NEW YORK (GenomeWeb) – Scientists have developed a gene editing strategy that could help treat sickle cell disease by short-circuiting the mutated hemoglobin causing the disease. 

"We've now targeted the modifier of the modifier of a disease-causing gene," Stuart Orkin, chairman of pediatric oncology at Dana-Farber Cancer Institute and associate chief of hematology/oncology at Boston Children's Hospital, said in a statement. "It's a very different approach to treating disease."

Using CRISPR/Cas9 gene editing tools to systematically excise stretches of a promoter region of the enhancer gene BCL11A — which selects the type of hemoglobin that blood cells create — the researchers found an edit that inactivated BCL11A in human blood stem cells. The cut leads cells to increase levels of fetal hemoglobin, resulting in a milder form of sickle cell disease. 

"Our goal was to break the enhancer, rather than fix the hemoglobin mutation" Orkin said, adding that the approach was made possible by CRISPR/Cas9 gene editing technology.

The scientists, led by Orkin and Daniel Bauer of Dana-Farber and Boston Children's, and Feng Zhang of the Broad Institute, published their study today in Nature.

The human genome codes for both a fetal version and an adult version of hemoglobin. A mutation in the adult version of the protein causes sickle cell disease. BCL11A became a target of sickle cell disease research after Orkin's laboratory revealed its direct role in the transition from fetal to adult hemoglobin in a 2009 study published in Nature.

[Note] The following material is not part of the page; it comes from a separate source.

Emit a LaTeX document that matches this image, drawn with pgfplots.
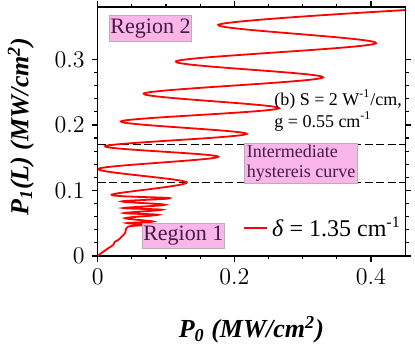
\documentclass[border=0pt]{standalone}
\usepackage{pgfplots}
\pgfplotsset{compat=1.18}
\usepackage{fontspec}
\setmainfont{Liberation Serif}
\definecolor{boxpink}{RGB}{250,182,232}
\definecolor{boxtext}{RGB}{70,25,70}

\begin{document}
\begin{tikzpicture}
\begin{axis}[
    scale only axis,
    width=153.7pt, height=124.5pt,
    xmin=0, xmax=0.45, ymin=0, ymax=0.38,
    xtick={0,0.2,0.4}, ytick={0,0.1,0.2,0.3},
    minor x tick num=3, minor y tick num=4,
    tick align=outside,
    major tick length=3pt, minor tick length=1.7pt,
    axis line style={line width=0.6pt},
    every tick/.style={black, line width=0.6pt},
    tick label style={font=\fontsize{12}{14}\selectfont},
    scaled ticks=false,
    xlabel={\bfseries\itshape P\textsubscript{0} (MW/cm\textsuperscript{2})},
    ylabel={\bfseries\itshape P\textsubscript{1}(L) (MW/cm\textsuperscript{2})},
    xlabel style={at={(axis description cs:0.5,-0.297)}, anchor=center, font=\fontsize{13}{15}\selectfont},
    ylabel style={at={(axis description cs:-0.25,0.52)}, anchor=center, rotate=0, font=\fontsize{13}{15}\selectfont},
    legend style={draw=none, fill=none, at={(axis cs:0.212,0.0425)}, anchor=west,
        inner sep=0pt, font=\fontsize{12}{14}\selectfont},
    legend image code/.code={\draw[#1] (0pt,0pt) -- (11.7pt,0pt);},
]

% intermediate hysteresis limits
\addplot[black, dashed, line width=0.7pt, dash pattern=on 4pt off 1.8pt, forget plot]
    coordinates {(0,0.170) (0.45,0.170)};
\addplot[black, dashed, line width=0.7pt, dash pattern=on 4pt off 1.8pt, forget plot]
    coordinates {(0,0.112) (0.45,0.112)};

% transmitted vs input power, delta = 1.35
\addplot[red, line width=0.9pt, smooth, tension=0.5] coordinates {
    (0,0) (0.0082,0.0066) (0.0155,0.0118) (0.0228,0.0169) (0.0253,0.0219)
    (0.0302,0.0245) (0.0351,0.0296) (0.0400,0.0348) (0.0448,0.0449)
    (0.0741,0.0475) (0.0425,0.0502) (0.0814,0.0526) (0.0400,0.0578)
    (0.0887,0.0629) (0.0389,0.0655) (0.0937,0.0706) (0.0375,0.0732)
    (0.0985,0.0782) (0.0351,0.0833) (0.1059,0.0882) (0.0205,0.0936)
    (0.1303,0.1124) (0.0009,0.1330) (0.1766,0.1514) (0.0107,0.1676)
    (0.2182,0.1863) (0.0341,0.2055) (0.2654,0.2255) (0.0675,0.2480)
    (0.3299,0.2725) (0.1146,0.2971) (0.4075,0.3247) (0.1766,0.3528)
    (0.47,0.3765)
};
\legend{\textit{δ} = 1.35 cm\textsuperscript{-1}}

\node[fill=boxpink, draw=gray!60, text=boxtext, inner sep=0.5pt, minimum height=12.8pt,
    font=\fontsize{11}{13}\selectfont] at (axis cs:0.0773,0.3474) {Region 2};
\node[fill=boxpink, draw=gray!60, text=boxtext, inner sep=0.5pt, minimum height=12.5pt,
    font=\fontsize{11}{13}\selectfont] at (axis cs:0.1253,0.031) {Region 1};
\node[fill=boxpink, draw=gray!60, text=boxtext, inner sep=1pt, align=left,
    font=\fontsize{9}{10}\selectfont] at (axis cs:0.2977,0.1414) {Intermediate\\hystereis curve};
\node[anchor=west, align=left, inner sep=0pt, font=\fontsize{9}{11}\selectfont]
    at (axis cs:0.258,0.2224) {(b) S = 2 W\textsuperscript{-1}/cm,\\g = 0.55 cm\textsuperscript{-1}};
\end{axis}
\pgfresetboundingbox
\path[use as bounding box] (current axis.south west) ++(-48.85pt,-48.5pt) rectangle ++(207.5pt,176.5pt);
\end{tikzpicture}
\end{document}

In 2013, a study led by Orkin and Bauer found the promoter region which controls expression of BCL11A in red blood cells.

"Although fixing the sickle mutation itself would seem the most straightforward approach, it turns out that blood stem cells, the ultimate targets for this kind of therapy, are much more resistant to genetic repair than to genetic disruption," Bauer added. "Therefore, making a single DNA cut that breaks the enhancer solely in blood stem cells could be a much more feasible strategy."

Other experiments performed as part of the study in an animal model revealed that removing the special part of the enhancer affected BCL11A expression only in red blood cells and not in immune or brain cells, where BCL11A is also active.

"These experiments may have revealed the genetic Achilles' heel of sickle cell disease," Orkin said. "Alterations to these specific portions of the enhancer have the same effect as knocking the whole enhancer out altogether, suggesting that this could be a promising strategy to translate into the clinic."